Review of A People’s History of Catalonia by Michael Eaude (Pluto Press, 2022)
n October 1, 2017, Catalonia became a focus of worldwide attention when over two million people voted in a referendum on independence despite state prohibition and police violence. This peaceful revolt — followed by a declaration of statehood and the imprisonment and exile of leaders and activists — was not the first time that Catalan heroism had inspired internationally. It happened in 1714, when Barcelona’s inhabitants resisted a joint Spanish-French siege for months — the defeat of which led Catalonia to lose its centuries-old institutions and public use of its language. It also occurred in 1936–37, when armed workers stopped Francisco Franco’s uprising across Catalonia and went to push back his armies in Aragon, initiating a deep social revolution in the process. That experience was famously witnessed by George Orwell and recorded in his Homage to Catalonia.

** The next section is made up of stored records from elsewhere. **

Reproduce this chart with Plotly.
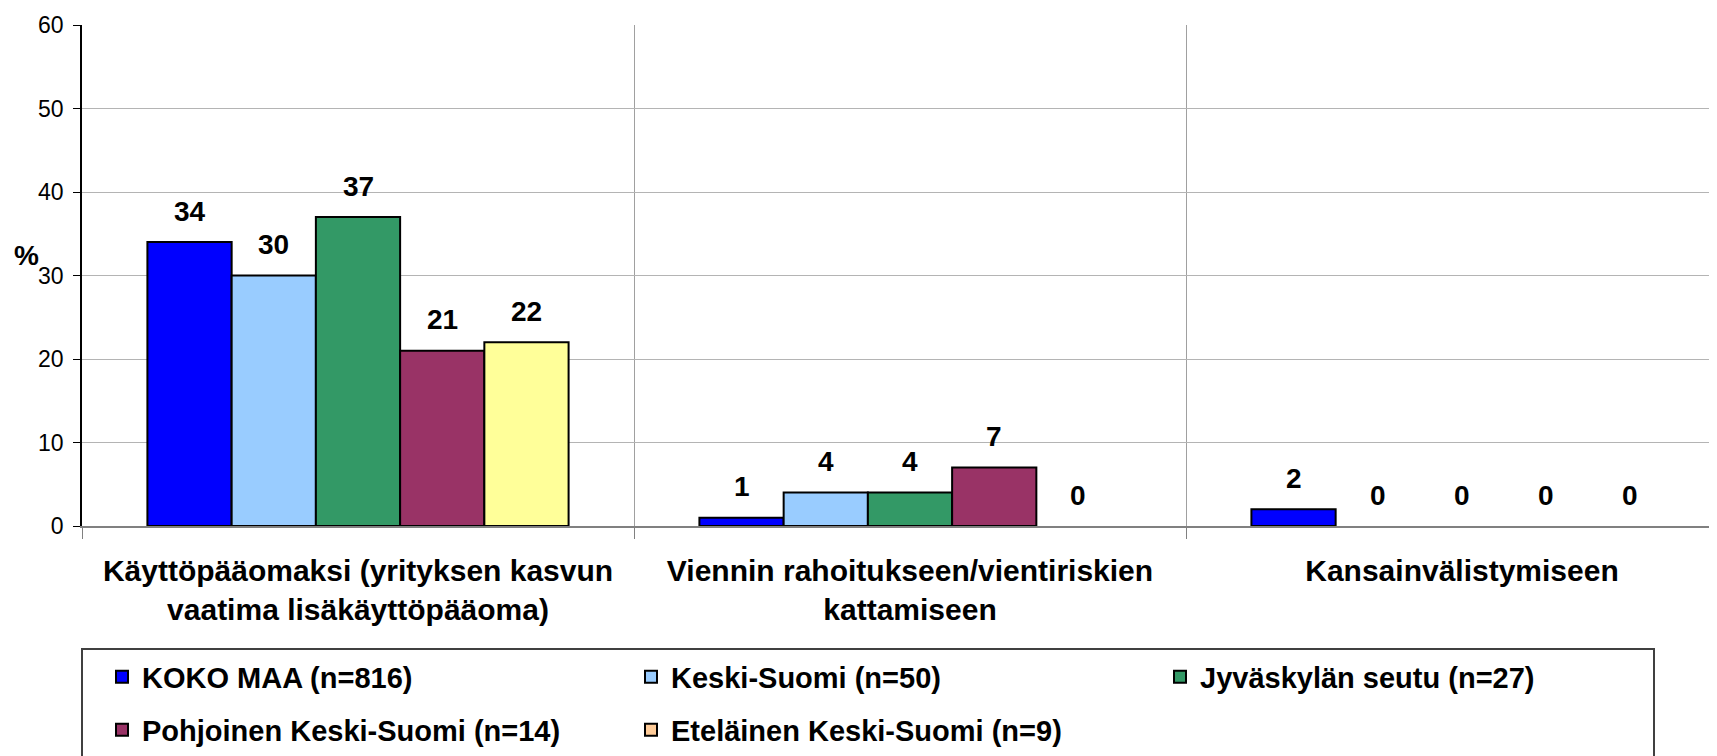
import plotly.graph_objects as go

categories = ["Käyttöpääomaksi (yrityksen kasvun<br>vaatima lisäkäyttöpääoma)",
              "Viennin rahoitukseen/vientiriskien<br>kattamiseen",
              "Kansainvälistymiseen"]
series_names = ["KOKO MAA (n=816)", "Keski-Suomi (n=50)", "Jyväskylän seutu (n=27)",
                "Pohjoinen Keski-Suomi (n=14)", "Eteläinen Keski-Suomi (n=9)"]
koko_maa = [34, 1, 2]
keski_suomi = [30, 4, 0]
jyvaskyla = [37, 4, 0]
pohjoinen = [21, 7, 0]
etelainen = [22, 0, 0]
y_ticks = [0, 10, 20, 30, 40, 50, 60]

values = [koko_maa, keski_suomi, jyvaskyla, pohjoinen, etelainen]
colors = ["#0000FF", "#99CCFF", "#339966", "#993366", "#FFFF99"]
legend_colors = ["#0000FF", "#99CCFF", "#339966", "#993366", "#FFCC99"]
legend_ids = ["legend", "legend", "legend", "legend2", "legend2"]

FONT = "Liberation Sans, Arial, sans-serif"
W, H = 1717, 756
OFF = 8  # page body margin
ML, MR, MT, MB = 74, 0, 17, 238
plot_w = W - ML - MR
plot_h = H - MT - MB
cat_px = 552
bargap = 0.237

fig = go.Figure()
for i, (name, vals) in enumerate(zip(series_names, values)):
    same = colors[i] == legend_colors[i]
    fig.add_trace(go.Bar(
        x=categories, y=vals, name=name,
        marker=dict(color=colors[i],
                    line=dict(color="black", width=[0 if v == 0 else 2 for v in vals])),
        offsetgroup=str(i), showlegend=same, legend=legend_ids[i],
        hoverinfo="skip",
    ))
    if not same:
        fig.add_trace(go.Bar(
            x=categories, y=[None] * len(categories), name=name,
            marker=dict(color=legend_colors[i], line=dict(color="black", width=2)),
            offsetgroup=str(i), showlegend=True, legend=legend_ids[i],
        ))

# value labels
n = len(series_names)
bw = (1 - bargap) / n
for i, vals in enumerate(values):
    for j, v in enumerate(vals):
        xc = j - (1 - bargap) / 2 + (i + 0.5) * bw
        fig.add_annotation(x=xc, y=v, xref="x", yref="y", text="<b>%d</b>" % v,
                           showarrow=False, yshift=31, yanchor="middle",
                           font=dict(family=FONT, size=28, color="black"))

def py(Y):
    return (H - MB - (Y - OFF)) / plot_h

def px(X):
    return (X - OFF - ML) / plot_w

# y-axis title "%"
fig.add_annotation(x=px(26), y=py(256), xref="paper", yref="paper", text="<b>%</b>",
                   showarrow=False, xanchor="center", yanchor="middle",
                   font=dict(family=FONT, size=28, color="black"))

# legend box
fig.add_shape(type="rect", xref="paper", yref="paper",
              x0=px(82), x1=px(1654), y0=py(649), y1=py(800),
              line=dict(color="#404040", width=2), fillcolor="rgba(0,0,0,0)")

legend_common = dict(orientation="h", xanchor="left", yanchor="middle",
                     font=dict(family=FONT, size=29, color="black", weight="bold"),
                     bgcolor="rgba(0,0,0,0)", borderwidth=0,
                     entrywidth=484, entrywidthmode="pixels", traceorder="normal")

fig.update_layout(
    width=W, height=H,
    margin=dict(l=ML, r=MR, t=MT, b=MB, pad=0),
    paper_bgcolor="white", plot_bgcolor="white",
    barmode="group", bargap=bargap, bargroupgap=0,
    font=dict(family=FONT, color="black"),
    legend=dict(x=px(102), y=py(677), **legend_common),
    legend2=dict(x=px(102), y=py(730), **legend_common),
    xaxis=dict(
        range=[-0.5, -0.5 + plot_w / cat_px],
        tickson="boundaries", ticks="outside", ticklen=11, tickcolor="#808080", tickwidth=1,
        showgrid=True, gridcolor="#A0A0A0", gridwidth=1,
        showline=True, linecolor="#808080", linewidth=2,
        tickfont=dict(family=FONT, size=30, color="black", weight="bold"),
        ticklabelstandoff=17,
    ),
    yaxis=dict(
        range=[0, 60], tickvals=y_ticks, ticktext=[str(t) for t in y_ticks],
        ticks="outside", ticklen=7, tickcolor="black",
        showgrid=True, gridcolor="#B4B4B4", gridwidth=1,
        showline=True, linecolor="black", linewidth=1.5,
        zeroline=False,
        tickfont=dict(family=FONT, size=23, color="black"),
        ticklabelstandoff=5,
    ),
)

fig.write_html("out.html")
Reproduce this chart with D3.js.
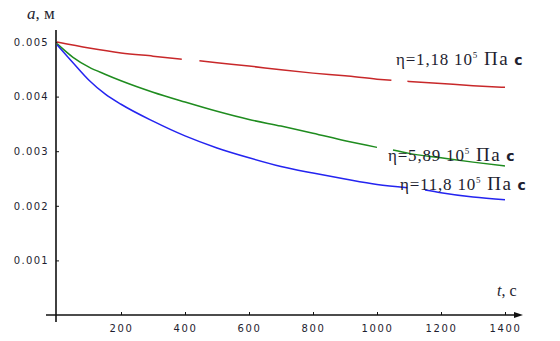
<!DOCTYPE html>
<meta charset='utf-8'>
<title>a(t) for three viscosities</title>
<style>
html, body { margin: 0; padding: 0; background: #fff; }
svg text { fill: #1e1e30; }
</style>
<script src='https://d3js.org/d3.v7.min.js'></script>
<body>
<script>
// Data. null = break in the line (gap in the original)
var tRed   = [0, 100, 200, 300, 390, 420, 445, 500, 600, 700, 800, 900, 1000, 1045, 1070, 1095, 1200, 1300, 1400];
var aRed   = [5.00, 4.89, 4.80, 4.74, 4.685, null, 4.655, 4.62, 4.56, 4.49, 4.43, 4.38, 4.32, 4.30, null, 4.28, 4.24, 4.20, 4.17];
var tGreen = [0, 50, 100, 150, 200, 300, 400, 500, 600, 700, 800, 900, 1000, 1025, 1050, 1100, 1200, 1300, 1400];
var aGreen = [4.97, 4.72, 4.54, 4.41, 4.29, 4.08, 3.90, 3.73, 3.58, 3.46, 3.33, 3.19, 3.07, null, 3.02, 2.96, 2.88, 2.80, 2.73];
var tBlue  = [0, 50, 100, 150, 200, 300, 400, 500, 600, 700, 800, 900, 1000, 1095, 1120, 1150, 1200, 1300, 1400];
var aBlue  = [4.95, 4.62, 4.30, 4.05, 3.86, 3.55, 3.28, 3.06, 2.88, 2.72, 2.60, 2.49, 2.39, 2.33, null, 2.29, 2.24, 2.16, 2.11];

var xTicks = [200, 400, 600, 800, 1000, 1200, 1400];
var yTicks = [0.001, 0.002, 0.003, 0.004, 0.005];

var series = [
  { eta: '1,18', color: '#c8282a', t: tRed, a: aRed },
  { eta: '5,89', color: '#1f8c1f', t: tGreen, a: aGreen },
  { eta: '11,8', color: '#2424f0', t: tBlue, a: aBlue }
];

var W = 560, H = 341;
var x = d3.scaleLinear().domain([0, 1400]).range([57, 505]);
var y = d3.scaleLinear().domain([0, 0.005]).range([315, 42]);

var svg = d3.select('body').append('svg')
  .attr('width', W)
  .attr('height', H);

// axes lines
svg.append('line')
  .attr('x1', 56).attr('x2', 56).attr('y1', 30).attr('y2', 322)
  .attr('stroke', '#111').attr('stroke-width', 1.6);
svg.append('line')
  .attr('x1', 46).attr('x2', 520).attr('y1', 315).attr('y2', 315)
  .attr('stroke', '#111').attr('stroke-width', 1.6);
svg.append('path')
  .attr('d', 'M514,312 L523,315 L514,318 Z')
  .attr('fill', '#111');

// y ticks
var yAxis = svg.append('g')
  .attr('transform', 'translate(56,0)')
  .call(d3.axisLeft(y).tickValues(yTicks).tickFormat(d3.format('.3f')).tickSize(-3).tickPadding(7));
yAxis.select('.domain').remove();
yAxis.selectAll('.tick line').attr('stroke', '#111');
yAxis.selectAll('text')
  .attr('font-family', 'DejaVu Sans')
  .attr('font-size', 10)
  .attr('letter-spacing', 1.3)
  .attr('fill', '#26264a');

// x ticks
var xAxis = svg.append('g')
  .attr('transform', 'translate(0,315)')
  .call(d3.axisBottom(x).tickValues(xTicks).tickFormat(d3.format('d')).tickSize(-3).tickPadding(10));
xAxis.select('.domain').remove();
xAxis.selectAll('.tick line').attr('stroke', '#111');
xAxis.selectAll('text')
  .attr('font-family', 'DejaVu Sans')
  .attr('font-size', 10)
  .attr('letter-spacing', 1.6)
  .attr('fill', '#26264a');

// curves
var line = d3.line()
  .defined(function (d) { return d[1] !== null; })
  .x(function (d) { return x(d[0]); })
  .y(function (d) { return y(d[1] / 1000); })
  .curve(d3.curveMonotoneX);

series.forEach(function (s) {
  var pts = s.t.map(function (t, i) { return [t, s.a[i]]; });
  svg.append('path')
    .datum(pts)
    .attr('d', line)
    .attr('fill', 'none')
    .attr('stroke', s.color)
    .attr('stroke-width', 1.5);
});

// curve labels
var labelPos = [[396, 65], [388, 161], [400, 190]];
series.forEach(function (s, i) {
  var txt = svg.append('text')
    .attr('x', labelPos[i][0])
    .attr('y', labelPos[i][1])
    .attr('font-family', 'Liberation Serif')
    .attr('font-size', 17)
    .attr('letter-spacing', 0.8);
  txt.append('tspan').text('\u03b7=' + s.eta + ' 10');
  txt.append('tspan').attr('dy', -7).attr('font-size', 9).text('5');
  txt.append('tspan').attr('dy', 7).attr('dx', 6).attr('font-size', 19).attr('letter-spacing', 1.5).text('\u041f\u0430');
  txt.append('tspan').attr('dx', 5).attr('font-weight', 'bold').attr('font-family', 'DejaVu Sans').attr('font-size', 14).text('\u0441');
});

// axis titles
var ya = svg.append('text')
  .attr('x', 27).attr('y', 19)
  .attr('font-family', 'Liberation Serif')
  .attr('font-size', 17);
ya.append('tspan').attr('font-style', 'italic').text('a');
ya.append('tspan').text(', \u043c');

var xa = svg.append('text')
  .attr('x', 497).attr('y', 296)
  .attr('font-family', 'Liberation Serif')
  .attr('font-size', 16);
xa.append('tspan').attr('font-style', 'italic').text('t');
xa.append('tspan').text(', \u0441');
</script>
</body>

In A People’s History of Catalonia, locally based Michael Eaude provides an impressive and accessible roller-coaster history. It is spiced with biographies of key individuals, ranging from Buenaventura Durruti to Black Carlota (leader of the slave revolts in Spanish Cuba), literary quotes, and cultural references. A stated goal of A People’s History of Catalonia is to provide a background to Spanish hostility toward Catalan self-determination and statehood and demonstrate why the Left should embrace both (rather than seeing them as a distraction or simply divisive). Crucially, Eaude does this by telling the story “from below.”